INSTRUCTIONS FOR THE TASK >>
Return the material exactly as supplied, apart from the pictures, which are omitted.

AVAILABLE DATA >>
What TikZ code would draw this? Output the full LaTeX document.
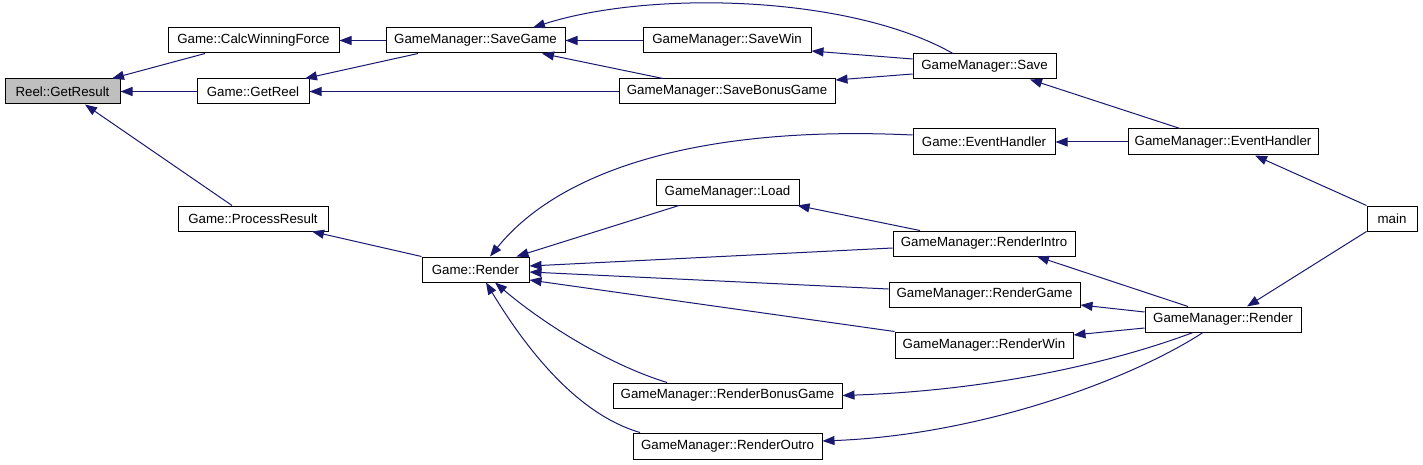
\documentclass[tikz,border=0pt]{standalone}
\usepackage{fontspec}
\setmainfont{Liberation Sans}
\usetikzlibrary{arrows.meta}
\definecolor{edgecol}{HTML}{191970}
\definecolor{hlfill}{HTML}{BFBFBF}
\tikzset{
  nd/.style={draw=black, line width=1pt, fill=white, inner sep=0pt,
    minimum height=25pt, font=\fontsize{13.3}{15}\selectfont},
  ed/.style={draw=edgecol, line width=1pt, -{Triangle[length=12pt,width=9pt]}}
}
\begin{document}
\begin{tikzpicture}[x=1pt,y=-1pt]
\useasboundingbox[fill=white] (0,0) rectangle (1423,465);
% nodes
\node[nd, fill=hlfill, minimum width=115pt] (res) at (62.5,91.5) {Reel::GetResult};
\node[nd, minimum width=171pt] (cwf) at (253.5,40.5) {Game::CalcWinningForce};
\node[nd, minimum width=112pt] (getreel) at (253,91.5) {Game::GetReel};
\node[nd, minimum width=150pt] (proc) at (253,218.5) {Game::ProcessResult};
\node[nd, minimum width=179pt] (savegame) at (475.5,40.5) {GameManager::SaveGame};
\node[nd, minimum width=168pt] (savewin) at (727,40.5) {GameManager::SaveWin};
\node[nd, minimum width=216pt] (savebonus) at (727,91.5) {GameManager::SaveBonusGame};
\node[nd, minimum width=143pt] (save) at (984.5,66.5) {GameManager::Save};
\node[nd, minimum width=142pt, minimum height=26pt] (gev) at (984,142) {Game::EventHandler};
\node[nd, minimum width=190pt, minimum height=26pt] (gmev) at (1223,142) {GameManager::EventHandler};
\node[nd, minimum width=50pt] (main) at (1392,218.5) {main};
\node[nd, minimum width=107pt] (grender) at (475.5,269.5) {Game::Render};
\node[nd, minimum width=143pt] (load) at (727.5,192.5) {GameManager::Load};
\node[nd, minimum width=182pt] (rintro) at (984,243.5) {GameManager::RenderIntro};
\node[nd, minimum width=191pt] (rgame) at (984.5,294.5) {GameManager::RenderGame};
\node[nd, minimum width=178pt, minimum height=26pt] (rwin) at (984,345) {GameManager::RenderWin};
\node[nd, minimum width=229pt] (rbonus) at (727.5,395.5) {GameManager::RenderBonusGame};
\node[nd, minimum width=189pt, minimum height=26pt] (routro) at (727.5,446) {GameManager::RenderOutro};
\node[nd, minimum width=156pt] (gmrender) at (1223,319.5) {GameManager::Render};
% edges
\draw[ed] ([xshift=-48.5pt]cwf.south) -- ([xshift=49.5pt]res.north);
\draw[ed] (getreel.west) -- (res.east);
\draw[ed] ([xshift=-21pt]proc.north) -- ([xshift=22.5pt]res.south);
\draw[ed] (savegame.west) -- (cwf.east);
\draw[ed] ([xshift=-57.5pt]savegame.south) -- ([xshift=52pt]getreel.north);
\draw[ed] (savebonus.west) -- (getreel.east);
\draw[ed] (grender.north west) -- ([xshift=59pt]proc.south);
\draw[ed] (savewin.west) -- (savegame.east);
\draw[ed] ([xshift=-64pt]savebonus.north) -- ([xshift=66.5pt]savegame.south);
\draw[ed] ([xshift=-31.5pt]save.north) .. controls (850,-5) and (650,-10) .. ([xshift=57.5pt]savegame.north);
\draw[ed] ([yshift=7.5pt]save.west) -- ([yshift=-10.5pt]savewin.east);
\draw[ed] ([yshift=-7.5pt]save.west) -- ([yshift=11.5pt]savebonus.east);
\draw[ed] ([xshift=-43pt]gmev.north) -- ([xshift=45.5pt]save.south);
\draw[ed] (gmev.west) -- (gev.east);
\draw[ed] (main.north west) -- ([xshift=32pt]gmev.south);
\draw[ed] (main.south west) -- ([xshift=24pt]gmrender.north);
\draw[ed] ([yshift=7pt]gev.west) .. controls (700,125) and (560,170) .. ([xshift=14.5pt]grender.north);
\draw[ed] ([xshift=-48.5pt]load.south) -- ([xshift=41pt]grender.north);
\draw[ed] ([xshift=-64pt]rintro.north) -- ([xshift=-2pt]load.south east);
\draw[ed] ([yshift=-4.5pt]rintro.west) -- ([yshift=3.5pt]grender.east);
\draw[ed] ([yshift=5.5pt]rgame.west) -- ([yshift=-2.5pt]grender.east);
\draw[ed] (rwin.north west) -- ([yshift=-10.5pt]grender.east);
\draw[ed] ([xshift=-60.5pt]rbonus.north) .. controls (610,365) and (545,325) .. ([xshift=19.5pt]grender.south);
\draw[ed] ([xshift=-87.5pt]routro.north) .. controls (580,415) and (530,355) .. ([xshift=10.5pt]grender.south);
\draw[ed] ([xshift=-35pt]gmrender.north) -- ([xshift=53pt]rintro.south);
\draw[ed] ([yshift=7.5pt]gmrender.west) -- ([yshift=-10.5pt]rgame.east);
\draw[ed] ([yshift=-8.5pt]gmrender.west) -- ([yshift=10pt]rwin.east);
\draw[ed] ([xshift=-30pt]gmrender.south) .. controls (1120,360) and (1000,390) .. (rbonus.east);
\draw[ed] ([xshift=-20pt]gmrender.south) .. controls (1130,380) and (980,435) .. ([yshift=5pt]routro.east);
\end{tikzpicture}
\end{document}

RESULT OF THE EXERCISE >>
What TikZ code would draw this? Output the full LaTeX document.
\documentclass[tikz,border=0pt]{standalone}
\usepackage{fontspec}
\setmainfont{Liberation Sans}
\usetikzlibrary{arrows.meta}
\definecolor{edgecol}{HTML}{191970}
\definecolor{hlfill}{HTML}{BFBFBF}
\tikzset{
  nd/.style={draw=black, line width=1pt, fill=white, inner sep=0pt,
    minimum height=25pt, font=\fontsize{13.3}{15}\selectfont},
  ed/.style={draw=edgecol, line width=1pt, -{Triangle[length=12pt,width=9pt]}}
}
\begin{document}
\begin{tikzpicture}[x=1pt,y=-1pt]
\useasboundingbox[fill=white] (0,0) rectangle (1423,465);
% nodes
\node[nd, fill=hlfill, minimum width=115pt] (res) at (62.5,91.5) {Reel::GetResult};
\node[nd, minimum width=171pt] (cwf) at (253.5,40.5) {Game::CalcWinningForce};
\node[nd, minimum width=112pt] (getreel) at (253,91.5) {Game::GetReel};
\node[nd, minimum width=150pt] (proc) at (253,218.5) {Game::ProcessResult};
\node[nd, minimum width=179pt] (savegame) at (475.5,40.5) {GameManager::SaveGame};
\node[nd, minimum width=168pt] (savewin) at (727,40.5) {GameManager::SaveWin};
\node[nd, minimum width=216pt] (savebonus) at (727,91.5) {GameManager::SaveBonusGame};
\node[nd, minimum width=143pt] (save) at (984.5,66.5) {GameManager::Save};
\node[nd, minimum width=142pt, minimum height=26pt] (gev) at (984,142) {Game::EventHandler};
\node[nd, minimum width=190pt, minimum height=26pt] (gmev) at (1223,142) {GameManager::EventHandler};
\node[nd, minimum width=50pt] (main) at (1392,218.5) {main};
\node[nd, minimum width=107pt] (grender) at (475.5,269.5) {Game::Render};
\node[nd, minimum width=143pt] (load) at (727.5,192.5) {GameManager::Load};
\node[nd, minimum width=182pt] (rintro) at (984,243.5) {GameManager::RenderIntro};
\node[nd, minimum width=191pt] (rgame) at (984.5,294.5) {GameManager::RenderGame};
\node[nd, minimum width=178pt, minimum height=26pt] (rwin) at (984,345) {GameManager::RenderWin};
\node[nd, minimum width=229pt] (rbonus) at (727.5,395.5) {GameManager::RenderBonusGame};
\node[nd, minimum width=189pt, minimum height=26pt] (routro) at (727.5,446) {GameManager::RenderOutro};
\node[nd, minimum width=156pt] (gmrender) at (1223,319.5) {GameManager::Render};
% edges
\draw[ed] ([xshift=-48.5pt]cwf.south) -- ([xshift=49.5pt]res.north);
\draw[ed] (getreel.west) -- (res.east);
\draw[ed] ([xshift=-21pt]proc.north) -- ([xshift=22.5pt]res.south);
\draw[ed] (savegame.west) -- (cwf.east);
\draw[ed] ([xshift=-57.5pt]savegame.south) -- ([xshift=52pt]getreel.north);
\draw[ed] (savebonus.west) -- (getreel.east);
\draw[ed] (grender.north west) -- ([xshift=59pt]proc.south);
\draw[ed] (savewin.west) -- (savegame.east);
\draw[ed] ([xshift=-64pt]savebonus.north) -- ([xshift=66.5pt]savegame.south);
\draw[ed] ([xshift=-31.5pt]save.north) .. controls (850,-5) and (650,-10) .. ([xshift=57.5pt]savegame.north);
\draw[ed] ([yshift=7.5pt]save.west) -- ([yshift=-10.5pt]savewin.east);
\draw[ed] ([yshift=-7.5pt]save.west) -- ([yshift=11.5pt]savebonus.east);
\draw[ed] ([xshift=-43pt]gmev.north) -- ([xshift=45.5pt]save.south);
\draw[ed] (gmev.west) -- (gev.east);
\draw[ed] (main.north west) -- ([xshift=32pt]gmev.south);
\draw[ed] (main.south west) -- ([xshift=24pt]gmrender.north);
\draw[ed] ([yshift=7pt]gev.west) .. controls (700,125) and (560,170) .. ([xshift=14.5pt]grender.north);
\draw[ed] ([xshift=-48.5pt]load.south) -- ([xshift=41pt]grender.north);
\draw[ed] ([xshift=-64pt]rintro.north) -- ([xshift=-2pt]load.south east);
\draw[ed] ([yshift=-4.5pt]rintro.west) -- ([yshift=3.5pt]grender.east);
\draw[ed] ([yshift=5.5pt]rgame.west) -- ([yshift=-2.5pt]grender.east);
\draw[ed] (rwin.north west) -- ([yshift=-10.5pt]grender.east);
\draw[ed] ([xshift=-60.5pt]rbonus.north) .. controls (610,365) and (545,325) .. ([xshift=19.5pt]grender.south);
\draw[ed] ([xshift=-87.5pt]routro.north) .. controls (580,415) and (530,355) .. ([xshift=10.5pt]grender.south);
\draw[ed] ([xshift=-35pt]gmrender.north) -- ([xshift=53pt]rintro.south);
\draw[ed] ([yshift=7.5pt]gmrender.west) -- ([yshift=-10.5pt]rgame.east);
\draw[ed] ([yshift=-8.5pt]gmrender.west) -- ([yshift=10pt]rwin.east);
\draw[ed] ([xshift=-30pt]gmrender.south) .. controls (1120,360) and (1000,390) .. (rbonus.east);
\draw[ed] ([xshift=-20pt]gmrender.south) .. controls (1130,380) and (980,435) .. ([yshift=5pt]routro.east);
\end{tikzpicture}
\end{document}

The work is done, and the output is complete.